Meggitt (Booth No. 5189) is unveiling a new smart fuel probe that will give operators greater certainty over their aircraft’s current fuel reserves, as well as offer better reliable and easier maintainability.

The company has developed a device that uses time domain reflectometry (TDR) to send fuel data to the cockpit via digital buses, a first for civil aviation, it claims. According to Meggitt Sensing Systems vice president Stuart Parker, the smart probe is a big leap forward from existing fuel probes, which he said are barely more sophisticated than a lavatory sistern float.

“We developed many of the current generation of float and capacitance-type sensors, so we know the limitations of these devices,” he explained to NBAA Convention News. “What we found was that operators don’t trust conventional fuel level gauging systems, so they don’t use them. They fill up to the maximum and take care to track the distances they travel. What’s more, many of today’s level sensors can be used only with certain fuels and they deliver significant errors when fuels are changed.”  

Traditional fuel probes can also lead to major maintenance headaches, especially in larger business aircraft, which might have as many as 20 separate probes fitted throughout their fuel storage areas. The new smart probes are completely self-diagnostic, making it much easier to determine which probe is malfunctioning and to complete trouble-shooting.

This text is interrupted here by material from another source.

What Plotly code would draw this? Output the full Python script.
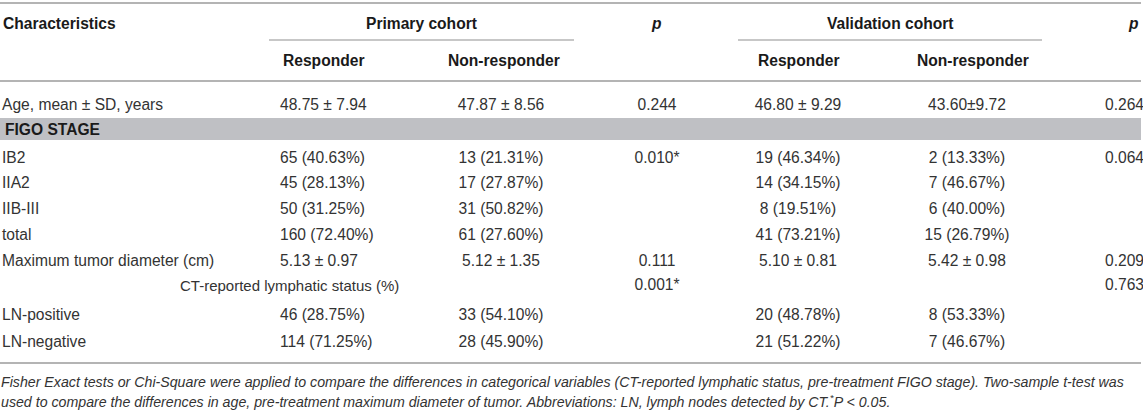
import plotly.graph_objects as go

# table content, one list per column
characteristics = ["Age, mean \u00b1 SD, years", "FIGO STAGE", "IB2", "IIA2", "IIB-III", "total",
                   "Maximum tumor diameter (cm)", "", "LN-positive", "LN-negative"]
primary_responder = ["48.75 \u00b1 7.94", "", "65 (40.63%)", "45 (28.13%)", "50 (31.25%)", "160 (72.40%)",
                     "5.13 \u00b1 0.97", "", "46 (28.75%)", "114 (71.25%)"]
primary_nonresponder = ["47.87 \u00b1 8.56", "", "13 (21.31%)", "17 (27.87%)", "31 (50.82%)", "61 (27.60%)",
                        "5.12 \u00b1 1.35", "", "33 (54.10%)", "28 (45.90%)"]
primary_p = ["0.244", "", "0.010*", "", "", "", "0.111", "0.001*", "", ""]
validation_responder = ["46.80 \u00b1 9.29", "", "19 (46.34%)", "14 (34.15%)", "8 (19.51%)", "41 (73.21%)",
                        "5.10 \u00b1 0.81", "", "20 (48.78%)", "21 (51.22%)"]
validation_nonresponder = ["43.60\u00b19.72", "", "2 (13.33%)", "7 (46.67%)", "6 (40.00%)", "15 (26.79%)",
                           "5.42 \u00b1 0.98", "", "8 (53.33%)", "7 (46.67%)"]
validation_p = ["0.264", "", "0.064", "", "", "", "0.209", "0.763", "", ""]
subheading = "CT-reported lymphatic status (%)"

group_headers = ["Primary cohort", "Validation cohort"]
sub_headers = ["Responder", "Non-responder", "Responder", "Non-responder"]

footnote_1 = ("Fisher Exact tests or Chi-Square were applied to compare the differences in categorical variables "
              "(CT-reported lymphatic status, pre-treatment FIGO stage). Two-sample t-test was")
footnote_2 = ("used to compare the differences in age, pre-treatment maximum diameter of tumor. "
              "Abbreviations: LN, lymph nodes detected by CT.<sup>*</sup>P &lt; 0.05.")

# layout (pixel space)
W, H = 1143, 410
row_y = [106, 131, 159, 184, 210, 236, 262, 286, 316, 343]
FONT = "Liberation Sans, Arial, sans-serif"
FS = 15.6
TXT = "#333333"
HEAD = "#1a1a1a"
RULE = "#b4b4b4"

fig = go.Figure()


def add_col(texts, x, pos, color=TXT, size=FS):
    fig.add_trace(go.Scatter(
        x=[x] * len(texts), y=row_y, text=texts, mode="text",
        textposition=pos, textfont=dict(family=FONT, size=size, color=color),
        hoverinfo="skip", showlegend=False,
    ))


# gray band behind FIGO STAGE
fig.add_shape(type="rect", x0=0, x1=1141, y0=118, y1=140, fillcolor="#bfc0c4", line_width=0, layer="below")

add_col([c if c != "FIGO STAGE" else "" for c in characteristics], 2, "middle right")
fig.add_annotation(x=3, y=129, text="<b>FIGO STAGE</b>", showarrow=False, xanchor="left",
                   font=dict(family=FONT, size=FS, color=HEAD))
add_col(primary_responder, 280, "middle right")
add_col(primary_nonresponder, 501, "middle center")
add_col(primary_p, 657, "middle center")
add_col(validation_responder, 798, "middle center")
add_col(validation_nonresponder, 967, "middle center")
add_col(validation_p, 1144, "middle left")
fig.add_annotation(x=289, y=285, text=subheading, showarrow=False, xanchor="center",
                   font=dict(family=FONT, size=15, color=TXT))

# header text
hfont = dict(family=FONT, size=FS, color=HEAD)
fig.add_annotation(x=1, y=23, text="<b>Characteristics</b>", showarrow=False, xanchor="left", font=hfont)
fig.add_annotation(x=421, y=23, text="<b>" + group_headers[0] + "</b>", showarrow=False, font=hfont)
fig.add_annotation(x=890, y=23, text="<b>" + group_headers[1] + "</b>", showarrow=False, font=hfont)
fig.add_annotation(x=656, y=23, text="<b><i>p</i></b>", showarrow=False, font=hfont)
fig.add_annotation(x=1141, y=23, text="<b><i>p</i></b>", showarrow=False, xanchor="right", font=hfont)
for x, t in zip([323, 504, 798, 973], sub_headers):
    fig.add_annotation(x=x, y=60, text="<b>" + t + "</b>", showarrow=False, font=hfont)

# rules
for y0 in [3, 81, 363]:
    fig.add_shape(type="line", x0=0, x1=1141, y0=y0, y1=y0, line=dict(color=RULE, width=2))
fig.add_shape(type="line", x0=269, x1=574, y0=40, y1=40, line=dict(color=RULE, width=1.5))
fig.add_shape(type="line", x0=738, x1=1042, y0=40, y1=40, line=dict(color=RULE, width=1.5))

# footnote
ffont = dict(family=FONT, size=14.2, color=TXT)
fig.add_annotation(x=0, y=382, xshift=-1, text="<i>" + footnote_1 + "</i>", showarrow=False,
                   xanchor="left", font=ffont)
fig.add_annotation(x=0, y=401, xshift=-1, text="<i>" + footnote_2 + "</i>", showarrow=False,
                   xanchor="left", font=ffont)

fig.update_xaxes(range=[0, W], visible=False, fixedrange=True)
fig.update_yaxes(range=[H, 0], visible=False, fixedrange=True)
fig.update_layout(width=W, height=H, margin=dict(l=0, r=0, t=0, b=0),
                  paper_bgcolor="white", plot_bgcolor="white")

fig.write_html("out.html", config={"displayModeBar": False},
               post_script="document.body.style.margin='0';")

The TDR sensors can work with any type of aircraft fuel, including jet-A, diesel, avgas or new bio fuels. They can recognize the differences between fuels and alert operators when the wrong fuel has been supplied.

The technology uses the electronic echoes from high-speed pulses fired down “waveguide” rods extending into the fuel tanks to locate the fuel-to-air interface and measure distance via the return time of the pulse. The gauging system includes probe antennas, signal processing and high-speed digital communications and an array of self-diagnostics. Fuel data is relayed to the cockpit avionics via digital buses.

The equipment has already been supplied for several commercial airliner applications, and at least one business aircraft manufacturer has agreed to start using them in its models. According to Meggitt, the new smart probes are easier to calibrate than traditional fuel probes and are also lighter.    

“We have overcome a number of challenges to bring this next generation sensor to market, including developing the ultra-fast analog electronics you need to determine differences in echo signals that last for picoseconds, which is around a millionth of a millionth of a second. And we had to make the sensor immune to unwanted environmental influences such as temperature,” explained Parker.  

Meggitt Sensing Systems also provides advanced condition monitoring sensors for demanding environments such as inside the hot sections of engines, for example on the Rolls-Royce BR725 turbofan for Gulfstream’s new G650. The company is providing this engine’s ignition system and other Meggitt divisions are supplying pneumatic valves, fire detection equipment, and wheels and brakes for the aircraft.

Meggitt is making substantial investments in extending condition monitoring to comprehensive integrated vehicle health monitoring (IVHM). The aim is to take a more holistic approach that would deliver comprehensive knowledge about an aircraft’s condition rather than just data.

In addition to the engine, this approach would analyze the fuel, as well as the structural condition of the airframe, wheels and brakes. Parker said that major manufacturers are now seriously considering this approach. He believes it could be in service in about 10 years and that it would be of particular interest to operators with large fleets.  

Meggitt is working with Canada’s AeroMechanical Services to improve the ability to report on maintenance issues and other aircraft data during flights. Data can be reported via satellite to ground stations where a secure Web-based server will relay it to operators and/or manufacturers.

The goal with IVHM is to make the technology scalable and affordable for business aviation applications. Separately, the group believes it has now achieved this for environmental control systems for cabins and cockpits, thanks to the incorporation of vapor-cycle technology provided by Keith Products, which the group acquired last year. According to Jim Duncan, president of Meggitt Thermal Systems, the company has been able to reduce the price point for ECS to the extent that it will be affordable as standard equipment on new aircraft, as well as available for retrofit.

Meggitt Thermal Systems is also engaged in R&D work on new electrothermal ice protection systems that are attracting interest from business aircraft OEMs. These will be able to deliver as much heat as is needed to where it is needed in a way that is more energy efficient than existing bleed-air pneumatic systems.